Shipping containers are everywhere, millions of them. They travel two high on rails across the country. They are trailing big wheelers on the highways. And thousands at a time are loaded upon enormous shipping vessels to be unloaded and reloaded in record times at port terminals across the globe.
I recently finished The Box: How the Shipping Container Made the World Smaller and the World Economy Bigger by Marc Levinson. The book profiles the intriguing history of the shipping container and how it affected local and world commerce. Levinson’s portrait largely follows the narrative of entrepreneur Malcolm McLean. The businessman founded Sea-Land shipping company, the first transportation company to specialize in containerization.
McLean had a brilliantly simple idea, instead of packing everything into a ship, unpacking it, sorting it, putting the various items on a truck or a train and unpacking them again, put everything in a container.

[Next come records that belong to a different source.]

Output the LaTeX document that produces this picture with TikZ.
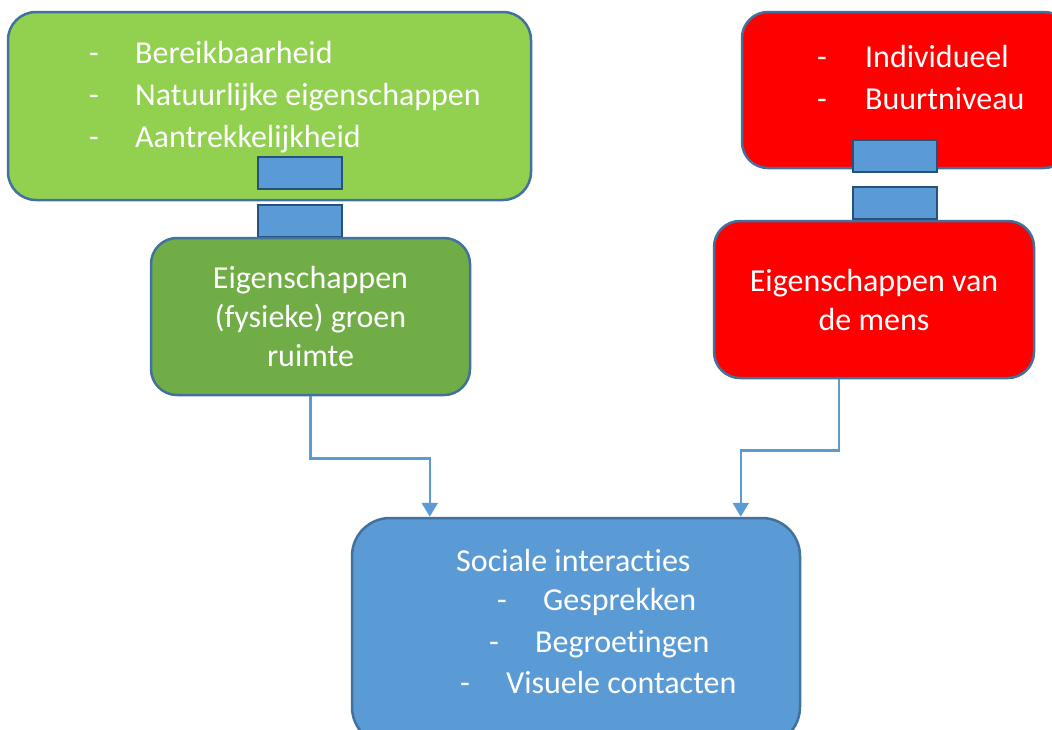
\documentclass[tikz,border=0pt]{standalone}
\usepackage{fontspec}
\setmainfont{Carlito}[Ligatures=NoCommon]
\usetikzlibrary{arrows.meta, positioning, calc}

\definecolor{lichtgroen}{HTML}{92D050}
\definecolor{donkergroen}{HTML}{70AD47}
\definecolor{rood}{HTML}{FF0000}
\definecolor{blauw}{HTML}{5B9BD5}
\definecolor{rand}{HTML}{41719C}
\definecolor{donkerrand}{HTML}{28507D}

\begin{document}
\begin{tikzpicture}[
    x=1pt,
    y=-1pt,
    >={Triangle[width=16pt,length=14pt]},
    box/.style={
      rectangle,
      draw=rand,
      line width=2.5pt,
      rounded corners=28pt,
      text=white,
      align=center,
      font=\fontsize{32}{39}\selectfont
    },
    blok/.style={
      rectangle,
      draw=donkerrand,
      fill=blauw,
      line width=2pt,
      minimum width=84pt,
      minimum height=32pt,
      inner sep=0pt
    },
    lijst/.style={anchor=base west, text=white, inner sep=0pt, font=\fontsize{32}{42}\selectfont},
    pijl/.style={->, draw=blauw, line width=2.5pt}
]
\useasboundingbox (0,0) rectangle (1052,729);
\clip (0,0) rectangle (1052,729);

% Groene ruimte (links)
\node[box, fill=lichtgroen, minimum width=523pt, minimum height=188pt] (kenmerken) at (269.5,106) {};
\node[lijst] (kenmerken-lijst) at (89,63)
  {\begin{tabular}[t]{@{}p{46pt}@{}l@{}}
   - & Bereikbaarheid\\
   - & Natuurlijke eigenschappen\\
   - & Aantrekkelijkheid
   \end{tabular}};
\node[blok] (blok1) at (299.5,173) {};
\node[blok] (blok2) at (299.5,220.5) {};
\node[box, fill=donkergroen, minimum width=319pt, minimum height=157pt, rounded corners=26pt] (groen) at (310.5,316.5)
  {Eigenschappen\\(fysieke) groen\\ruimte};

% Mens (rechts)
\node[box, fill=rood, minimum width=328pt, minimum height=156pt, rounded corners=26pt] (niveau) at (906,90) {};
\node[lijst] (niveau-lijst) at (817,67)
  {\begin{tabular}[t]{@{}p{48pt}@{}l@{}}
   - & Individueel\\
   - & Buurtniveau
   \end{tabular}};
\node[blok] (blok3) at (894.5,156) {};
\node[blok] (blok4) at (894.5,203) {};
\node[box, fill=rood, minimum width=320pt, minimum height=157pt, rounded corners=26pt] (mens) at (874,299.5)
  {Eigenschappen van\\de mens};

% Sociale interacties (onder)
\node[box, fill=blauw, minimum width=448pt, minimum height=227pt, rounded corners=38pt] (soc) at (576,631.5) {};
\node[lijst] (soc-t) at (456,571) {Sociale interacties};
\node[lijst] (soc-1) at (497,610) {\makebox[46pt][l]{-}Gesprekken};
\node[lijst] (soc-2) at (489,652) {\makebox[46pt][l]{-}Begroetingen};
\node[lijst] (soc-3) at (460,693) {\makebox[46pt][l]{-}Visuele contacten};

% Pijlen
\draw[pijl] (groen.south) -- ++(0,62) -| ($(soc.north west)+(79,0)$);
\draw[pijl] ($(mens.south)+(-35,0)$) -- ++(0,71) -| ($(soc.north west)+(390,0)$);

\end{tikzpicture}
\end{document}
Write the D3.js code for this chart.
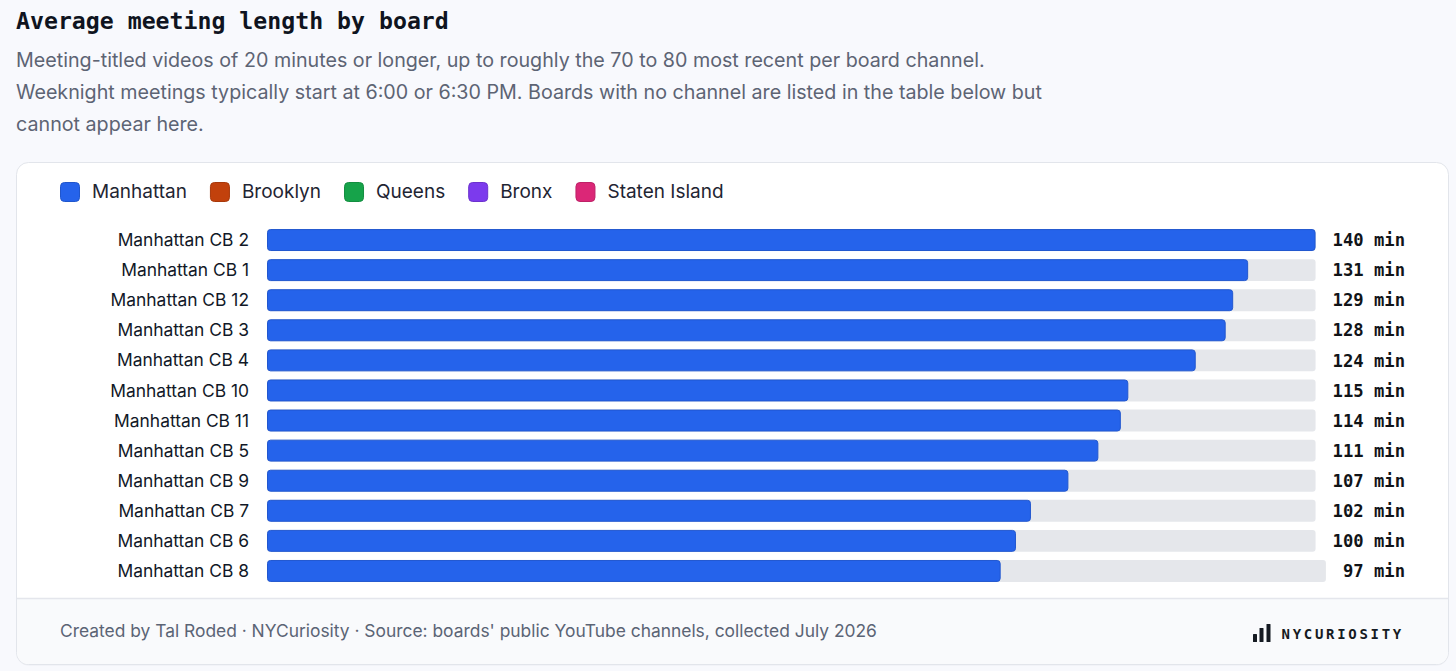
<!DOCTYPE html>
<html>
<head>
<meta charset="utf-8">
<script src="https://cdn.jsdelivr.net/npm/d3@7"></script>
<style>
  html, body { margin: 0; padding: 0; background: #f8f9fd; }
  svg { display: block; }
</style>
</head>
<body>
<svg id="chart" width="1456" height="671"></svg>
<script>
// data
var boards = ["Manhattan CB 2", "Manhattan CB 1", "Manhattan CB 12", "Manhattan CB 3",
  "Manhattan CB 4", "Manhattan CB 10", "Manhattan CB 11", "Manhattan CB 5",
  "Manhattan CB 9", "Manhattan CB 7", "Manhattan CB 6", "Manhattan CB 8"]
var minutes = [140, 131, 129, 128, 124, 115, 114, 111, 107, 102, 100, 97]
var boroughs = ["Manhattan", "Brooklyn", "Queens", "Bronx", "Staten Island"]
var boroughColors = ["#2563eb", "#c2410c", "#16a34a", "#7c3aed", "#db2777"]
var boardBorough = boards.map(function() { return "Manhattan" })

var subtitle = [
  "Meeting-titled videos of 20 minutes or longer, up to roughly the 70 to 80 most recent per board channel.",
  "Weeknight meetings typically start at 6:00 or 6:30 PM. Boards with no channel are listed in the table below but",
  "cannot appear here."
]
var footerText = "Created by Tal Roded \u00b7 NYCuriosity \u00b7 Source: boards' public YouTube channels, collected July 2026"

var mono = "'DejaVu Sans Mono', 'Liberation Mono', monospace",
    sans = "Inter, 'Noto Sans', sans-serif"

var svg = d3.select("#chart")

// heading
svg.append("text")
  .attr("x", 16).attr("y", 29)
  .style("font-family", mono).style("font-weight", "700").style("font-size", "23.2px")
  .attr("fill", "#0f1420")
  .text("Average meeting length by board")

svg.append("g").selectAll("text").data(subtitle).enter().append("text")
  .attr("x", 16).attr("y", function(d, i) { return 67 + i * 32 })
  .style("font-family", sans).style("font-size", "19.7px")
  .attr("fill", "#5d6474")
  .text(function(d) { return d })

// card
var card = { x: 16.5, y: 162.5, w: 1432, h: 502, r: 12, footY: 598.5 }
svg.append("rect")
  .attr("x", card.x).attr("y", card.y + 1).attr("width", card.w).attr("height", card.h)
  .attr("rx", card.r).attr("fill", "#eceef3")
svg.append("rect")
  .attr("x", card.x).attr("y", card.y).attr("width", card.w).attr("height", card.h)
  .attr("rx", card.r).attr("fill", "#ffffff").attr("stroke", "#e2e5eb")

var fb = card.y + card.h, r = card.r
svg.append("path")
  .attr("d", "M" + (card.x + 0.5) + "," + card.footY +
    "H" + (card.x + card.w - 0.5) +
    "V" + (fb - r) +
    "A" + (r - 0.5) + "," + (r - 0.5) + " 0 0 1 " + (card.x + card.w - r) + "," + (fb - 0.5) +
    "H" + (card.x + r) +
    "A" + (r - 0.5) + "," + (r - 0.5) + " 0 0 1 " + (card.x + 0.5) + "," + (fb - r) + "Z")
  .attr("fill", "#f9fafc")
svg.append("line")
  .attr("x1", card.x + 0.5).attr("x2", card.x + card.w - 0.5)
  .attr("y1", card.footY).attr("y2", card.footY)
  .attr("stroke", "#e4e6ec").attr("stroke-width", 1.5)

// legend
var legend = svg.append("g").attr("transform", "translate(60,182)")
var lx = 0
boroughs.forEach(function(b, i) {
  var g = legend.append("g").attr("transform", "translate(" + lx + ",0)")
  g.append("rect")
    .attr("x", 0.5).attr("y", 0.5).attr("width", 19).attr("height", 19).attr("rx", 4)
    .attr("fill", boroughColors[i])
    .attr("stroke", d3.color(boroughColors[i]).darker(0.4))
  var t = g.append("text")
    .attr("x", 32).attr("y", 16)
    .style("font-family", sans).style("font-size", "19px")
    .attr("fill", "#1f2533")
    .text(b)
  lx += 32 + t.node().getComputedTextLength() + 23
})

// bars
var color = d3.scaleOrdinal().domain(boroughs).range(boroughColors)
var y = d3.scaleBand().domain(boards).range([225, 586]).paddingInner(0.27).paddingOuter(0.135)
var trackX = 267, valueRight = 1405, gap = 17

var rows = svg.append("g").selectAll("g").data(boards).enter().append("g")

rows.append("text")
  .attr("x", 249).attr("y", function(d) { return y(d) + y.bandwidth() / 2 })
  .attr("dy", "0.35em").attr("text-anchor", "end")
  .style("font-family", sans).style("font-size", "17.4px")
  .attr("fill", "#111827")
  .text(function(d) { return d })

rows.each(function(d, i) {
  var row = d3.select(this)
  var label = row.append("text")
    .attr("x", valueRight).attr("y", y(d) + y.bandwidth() / 2)
    .attr("dy", "0.36em").attr("text-anchor", "end")
    .style("font-family", mono).style("font-weight", "700").style("font-size", "17.2px")
    .attr("fill", "#111418")
    .text(minutes[i] + " min")
  var trackEnd = valueRight - label.node().getComputedTextLength() - gap
  var x = d3.scaleLinear().domain([0, d3.max(minutes)]).range([trackX, trackEnd])

  row.append("rect")
    .attr("x", trackX).attr("y", y(d))
    .attr("width", trackEnd - trackX).attr("height", y.bandwidth())
    .attr("rx", 3).attr("fill", "#e5e7eb")
  row.append("rect")
    .attr("x", trackX + 0.5).attr("y", y(d) + 0.5)
    .attr("width", x(minutes[i]) - trackX - 1).attr("height", y.bandwidth() - 1)
    .attr("rx", 3)
    .attr("fill", color(boardBorough[i]))
    .attr("stroke", d3.color(color(boardBorough[i])).darker(0.35))
    .attr("stroke-width", 1)
})

// footer
svg.append("text")
  .attr("x", 60).attr("y", 637)
  .style("font-family", sans).style("font-size", "17.4px")
  .attr("fill", "#5b6475")
  .text(footerText)

var logo = svg.append("g").attr("transform", "translate(1253,642)")
logo.selectAll("rect").data([8, 14, 18]).enter().append("rect")
  .attr("x", function(d, i) { return [0, 6.5, 13.5][i] }).attr("y", function(d) { return -d })
  .attr("width", 4).attr("height", function(d) { return d })
  .attr("rx", 0.6).attr("fill", "#151a22")
svg.append("text")
  .attr("x", 1404).attr("y", 639).attr("text-anchor", "end")
  .style("font-family", mono).style("font-weight", "700").style("font-size", "14px")
  .style("letter-spacing", "2.7px")
  .attr("fill", "#151a22")
  .text("NYCURIOSITY")
</script>
</body>
</html>
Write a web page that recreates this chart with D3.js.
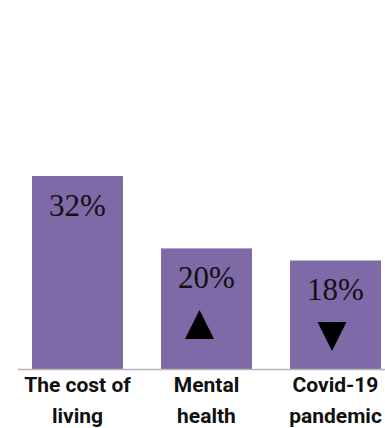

In the late 1950’s and early 1960’s McLean envisioned a universal transportation system where goods could be placed in one box and shipped around the world without ever being handled, merely placing the same container on a ship, a train and a truck.
However, the idea did not really take off until the Vietnam War when the US military endorsed containerization as the most effective means to supply the 540,000 troops in Southeast Asia. When the military commissioned container ships standards suddenly needed to be enforced and there was an enormous consumer willing to pay for goods to be consistently shipped via this method.
Levinson does a wonderful job of making what could be a potentially dry corporate history become a world-changing event. The book still has its dry spots as readers slog through paragraphs on shipping data and increases in shipping volume. However, the book is full of great anecdotes regarding McLean and his competitors and the legal and business decisions they made. One of the dramatic highlights of the book is getting an inside view of the longshoremen union battles with the shippers as containerization went into effect. These tales make On the Waterfront look tame.
The book probes the larger questions not only of how containerization occurred but how it changed global commerce. Shipping containers changed the nature of where things are made and how countries trade as it drove the price of international shipping way down. Containerization condensed ports and de-emphasized the need for manufacturers and commodities to be close to ports. It drove ports in New York out of business and created enormous demand for other areas like Elizabeth, NJ and Houston. Containerization allowed incomplete products to be shipped and development of just-in-tine production by Toyota.
The book left me asking haunting questions like whether September 11th could have occurred without containerization. After all, without the container would the World Trade Center have even been developed on the old port land in Manhattan? Without it, those two buildings would not have been built or destroyed. Shipping containers absolutely changed the world, especially from a business and consumer standpoint. All the clothes we wear from Vietnam and China, the commodities from India, the electronics from Japan would not be possible as we know them without the greatest development in international shipping since the invention of the steamship.